Sixth Circuit: FSC regs bar IRS from arm's length adjustment where taxpayer used partnership method for CTI calculation

In an unpublished opinion, the U.S. Court of Appeals for the Sixth Circuit on April 28 reversed the district court's summary judgment in favor of the IRS in a case involving the former foreign sales corporation (FSC) regime (Procter & Gamble Co. v. United States, No. 08-4078 (6th Cir. Apr. 28, 2010)).

After determining that the district court had erred in its conclusion, the Sixth Circuit ruled that Procter & Gamble (P&G) had misapplied the combined taxable income (CTI) method of pricing under former section 925(a)(2), that the IRS had no authority to impose its preferred arm's length pricing method under former section 925(a)(3), and that the district court erred in holding that P&G was not entitled to use the passthrough method (also referred to as the "gross receipts" method) under former section 925(a)(1).

The district court had reasoned that P&G's alternate method was barred by the variance doctrine because P&G did not raise the method in its refund claim.
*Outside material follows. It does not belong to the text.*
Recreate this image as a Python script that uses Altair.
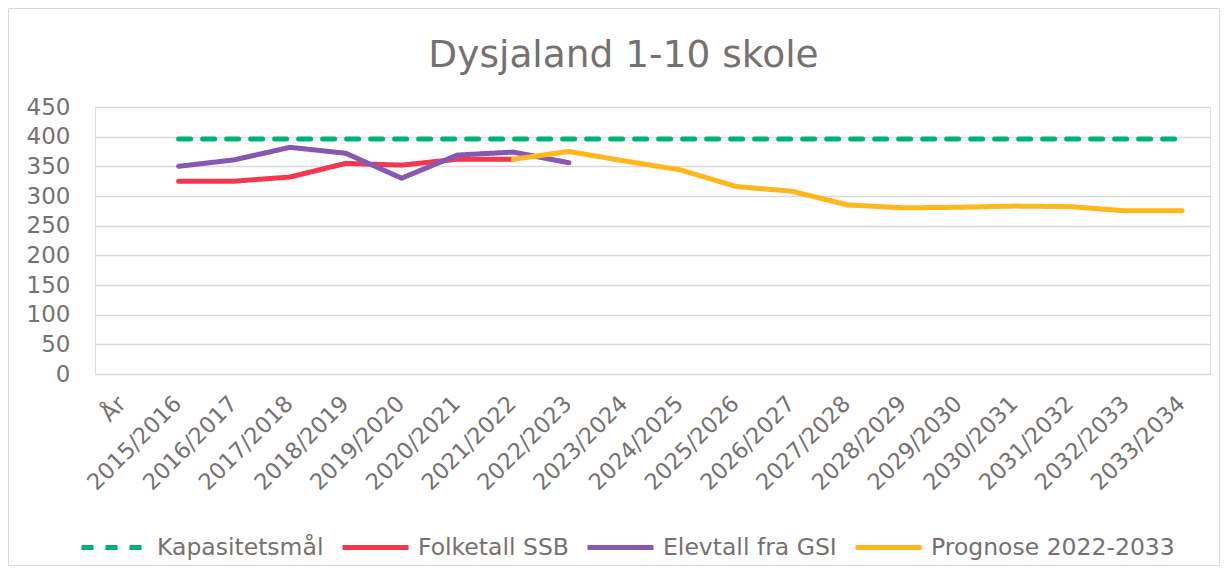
import altair as alt
import pandas as pd

categories = ["År", "2015/2016", "2016/2017", "2017/2018", "2018/2019", "2019/2020",
              "2020/2021", "2021/2022", "2022/2023", "2023/2024", "2024/2025",
              "2025/2026", "2026/2027", "2027/2028", "2028/2029", "2029/2030",
              "2030/2031", "2031/2032", "2032/2033", "2033/2034"]

kapasitet_periods = categories[1:]
kapasitet_values = [396] * 19

folketall_periods = ["2015/2016", "2016/2017", "2017/2018", "2018/2019", "2019/2020",
                     "2020/2021", "2021/2022"]
folketall_values = [325, 325, 332, 355, 352, 362, 362]

elevtall_periods = ["2015/2016", "2016/2017", "2017/2018", "2018/2019", "2019/2020",
                    "2020/2021", "2021/2022", "2022/2023"]
elevtall_values = [350, 361, 382, 372, 330, 369, 374, 356]

prognose_periods = ["2021/2022", "2022/2023", "2023/2024", "2024/2025", "2025/2026",
                    "2026/2027", "2027/2028", "2028/2029", "2029/2030", "2030/2031",
                    "2031/2032", "2032/2033", "2033/2034"]
prognose_values = [362, 375, 359, 344, 316, 308, 285, 280, 281, 283, 282, 275, 275]

series_names = ["Kapasitetsmål", "Folketall SSB", "Elevtall fra GSI", "Prognose 2022-2033"]
series_colors = ["#00B274", "#F5364F", "#8757B4", "#FFB71B"]
series_dashes = [[12, 12], [1, 0], [1, 0], [1, 0]]

rows = []
for name, periods, values in [
    (series_names[0], kapasitet_periods, kapasitet_values),
    (series_names[1], folketall_periods, folketall_values),
    (series_names[2], elevtall_periods, elevtall_values),
    (series_names[3], prognose_periods, prognose_values),
]:
    for p, v in zip(periods, values):
        rows.append({"series": name, "period": p, "value": v})
df = pd.DataFrame(rows)

TEXT = "#767171"
FONT = "DejaVu Sans"

legend = alt.Legend(
    title=None, orient="none", legendX=-16, legendY=405, direction="horizontal",
    symbolType="stroke", symbolSize=4356, symbolStrokeWidth=5,
    labelFontSize=23.5, labelFont=FONT, labelColor=TEXT, labelOffset=7, labelLimit=500,
    columnPadding=8, padding=0,
)

x_enc = alt.X("period:N", sort=categories,
              scale=alt.Scale(type="point", padding=0.5, domain=categories),
              axis=alt.Axis(title=None, labelAngle=-45, labelFontSize=22.5, labelFont=FONT,
                            labelColor=TEXT, ticks=False, domain=False, grid=False,
                            labelPadding=18, labelOffset=-9))
y_enc = alt.Y("value:Q", scale=alt.Scale(domain=[0, 450], nice=False),
              axis=alt.Axis(title=None, values=list(range(0, 451, 50)), labelFontSize=23,
                            labelFont=FONT, labelColor=TEXT, ticks=False, domain=False,
                            grid=True, gridColor="#D9D9D9", gridWidth=1.5, labelPadding=25))
color_enc = alt.Color("series:N", scale=alt.Scale(domain=series_names, range=series_colors),
                      legend=legend)
dash_enc = alt.StrokeDash("series:N", scale=alt.Scale(domain=series_names, range=series_dashes),
                          legend=legend)

frame = alt.Chart(pd.DataFrame({"a": [0]})).mark_rect(
    fillOpacity=0, stroke="#D9D9D9", strokeWidth=1
).encode(x=alt.value(-86.5), x2=alt.value(1124.5), y=alt.value(-98.5), y2=alt.value(458.5))

layers = [frame]
for name in series_names:
    layers.append(
        alt.Chart(df).transform_filter(alt.datum.series == name)
        .mark_line(strokeWidth=5, strokeCap="round", strokeJoin="round")
        .encode(x=x_enc, y=y_enc, color=color_enc, strokeDash=dash_enc)
    )

chart = alt.layer(*layers).properties(
    width=1115, height=267,
    padding=0,
    title=alt.Title("Dysjaland 1-10 skole", fontSize=37.5, font=FONT, color=TEXT,
                    fontWeight="normal", anchor="middle", dx=-29, offset=-66),
).configure_view(stroke=None).configure(background="white")

chart.save("out.html", embed_options={"renderer": "svg", "actions": False})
The appeals court, however, found that P&G and its FSC (P&G-FSC) had, in fact, done so and that P&G therefore was entitled to calculate its tax liability under former section 925(a)(1).

At issue was the treatment of an Advance Payment Transaction, in which a P&G subsidiary (P&G-Canada) had paid P&G-FSC in advance and P&G-FSC had paid P&G in advance, so that P&G and P&G-FSC recorded income under the transaction for the 2000 tax year but recorded the related expenses in the 2001 tax year. The district court had examined whether the FSC CTI provision (former section 925(a)(2)) required a matching of expenses with income in completing the CTI calculation, concluding that matching was required and citing General Dynamics Corp. v. Commissioner, 108 T.C. 107 (1997), for the proposition that the CTI provision trumps prevailing accounting practices and other regulatory requirements. In reversing the district court on this point, the Sixth Circuit found that such a rule was not apparent in the plain language of the statute or related regulation and that the facts, issues, arguments, and analysis of the P&G case were virtually the opposite of those in General Dynamics.

While the Sixth Circuit found P&G's interpretation and application of the CTI method (former section 925(a)(2)) were erroneous, the court stated that, even assuming P&G's treatment of the transaction had led to a "material distortion of income," the IRS had no statutory or regulatory authority to impose its own arm's length calculation. Referencing former Treasury reg. section 1.925(a)-1T(a)(1), the appeals court found it dispositive that the IRS's own regulations went so far as to forbid the IRS from doing so where the taxpayer had employed the combined taxable income or the gross receipts method in calculating its CTI.

Given that the IRS was prohibited from making the adjustment, and the variance doctrine was inapplicable, the Sixth Circuit reversed and remanded for further proceedings.